Pernyataan pertama yang dilontarkan adalah: generasi mendatang hidupnya semakin sulit. Kondisi dunia semakin memprihatinkan. Semakin hari banyak orang sulit mendapatkan pekerjaan yang layak. Lalu pertanyaan kedua yang dikatakan adalah: mendorong kami untuk segera memiliki anak. Lha itu kan seperti menjerumuskan (calon) anak kami untuk merasakan kejamnya dunia, to? Mungkin orang dengan mudah mengatakan, "Ah ... nanti kan bisa survive." Benarkah demikian?

Kupikir dunia ini butuh pengaturan yang bijak. Alam tidak akan cukup jika masih ada segelintir orang yang serakah. Dan perang ada di mana-mana. Nggak usah jauh-jauh lah, di Indonesia saja kesejahteraan belum merata kok. Padahal ketika aku SD, guru-guruku mengatakan bahwa Indonesia melakukan pembangunan, rencananya lima tahun pertama begini. lalu lima tahun selanjutnya begitu, dst. Tapi kenyataannya? Orang yang serakah sepertinya lahir dan berkembang lebih cepat dibandingkan dengan orang-orang baik.

Kalau mau jujur, sebenarnya aku pesimis dengan masa depan generasi mendatang. Tak usah jauh-jauh. Kemarin waktu mudik ke kampung suami di Tanjung Pandan, aku melihat berhektar-hektar hutan kelapa sawit. Padahal perkebunan kelapa sawit itu bisa membuat tanah menjadi kering kerontang setelah 30 tahun mendatang. Itu di Indonesia lo. Bukan negara lain. Lalu ketika ke Madiun, persawahan yang dulu menjadi tempatku sepedaan, kini menjadi permukiman yang padat. Seingatku ketika aku masih SMA, daerah di persawahan itu masih sangat sepi. Baru sekitar 10 tahun aku meninggalkan kota kelahiranku, pembangunan ada di mana-mana. Bukan apa-apa sih, tapi kalau semua lahan kosong termasuk persawahan dibangun perumahan, kita nanti makan apa dong? Trus, anakku besok mau makan apa dan tinggal di mana?

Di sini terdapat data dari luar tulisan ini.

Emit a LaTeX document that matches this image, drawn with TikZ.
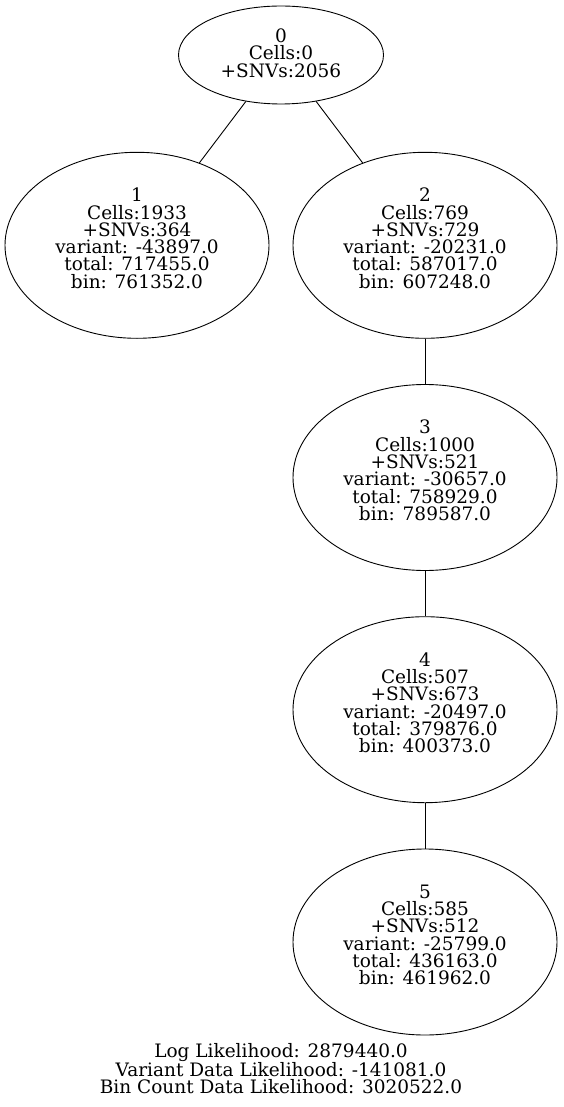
\documentclass[tikz,border=0pt]{standalone}
\usepackage{fontspec}
\setmainfont{DejaVu Serif}
\usetikzlibrary{shapes.geometric}
\begin{document}
\begin{tikzpicture}[x=1pt,y=-1pt,
  treenode/.style={ellipse, draw, line width=0.9pt, inner sep=0pt,
    minimum width=264pt, minimum height=186pt},
  rootnode/.style={treenode, minimum width=205pt, minimum height=98pt},
  lbl/.style={align=center, inner sep=0pt,
    font=\fontsize{18.5}{17.3}\selectfont},
  link/.style={line width=0.9pt}]
\useasboundingbox (0,0) rectangle (563,1107);

% tree of clones
\node[rootnode, label={[lbl, yshift=2pt]center:{0\\Cells:0\\+SNVs:2056}}] (n0) at (281,55) {};
\node[treenode, label={[lbl, yshift=7pt]center:{1\\Cells:1933\\+SNVs:364\\variant: -43897.0\\total: 717455.0\\bin: 761352.0}}] (n1) at (137,245.3) {};
\node[treenode, label={[lbl, yshift=7pt]center:{2\\Cells:769\\+SNVs:729\\variant: -20231.0\\total: 587017.0\\bin: 607248.0}}] (n2) at (425,245.3) {};
\node[treenode, label={[lbl, yshift=7pt]center:{3\\Cells:1000\\+SNVs:521\\variant: -30657.0\\total: 758929.0\\bin: 789587.0}}] (n3) at (425,477.5) {};
\node[treenode, label={[lbl, yshift=7pt]center:{4\\Cells:507\\+SNVs:673\\variant: -20497.0\\total: 379876.0\\bin: 400373.0}}] (n4) at (425,709.7) {};
\node[treenode, label={[lbl, yshift=7pt]center:{5\\Cells:585\\+SNVs:512\\variant: -25799.0\\total: 436163.0\\bin: 461962.0}}] (n5) at (425,942) {};

\draw[link] (n0) -- (n1);
\draw[link] (n0) -- (n2);
\draw[link] (n2) -- (n3);
\draw[link] (n3) -- (n4);
\draw[link] (n4) -- (n5);

% likelihood summary
\node[lbl] (summary) at (281,1068.5) {Log Likelihood: 2879440.0\\Variant Data Likelihood: -141081.0\\Bin Count Data Likelihood: 3020522.0};
\end{tikzpicture}
\end{document}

Orang memang mudah mendorong kami untuk punya anak. Tante, om, ortu, tetangga, bahkan Mindi anak saudaraku yang baru TK nol kecil saja bertanya kepadaku apakah aku sudah hamil apa belum. Plis deh! Bukannya aku nggak mau punya anak, tapi boleh dong aku mengatur hidupku sendiri. Boleh kan aku mengatur kapan aku mau punya anak, di mana, berapa, dsb. Dan lagi, kenapa mereka sibuk mendorongku ini dan itu? Apakah mereka mau memberi makan anakku? Apakah mereka mau menyekolahkannya? Apakah mau memberi rumah kepada kami? Apakah mau memberi sembako seumur hidup kepada kami? Apakah mau memberi jaminan bahwa anakku nanti bakal kecukupan hidupnya? Coba kasih jawaban.

Kalau cuma sekadar tanya dan basa-basi, kayaknya enggak perlu deh. Aku sudah cukup tahu apa yang mesti aku lakukan. Oke? Pak, Bu, Tante, Om, Teman-teman, jangan tanya hal-hal (dan membuat pernyataan) yang sudah basi ya? Jangan bodoh begitu ah!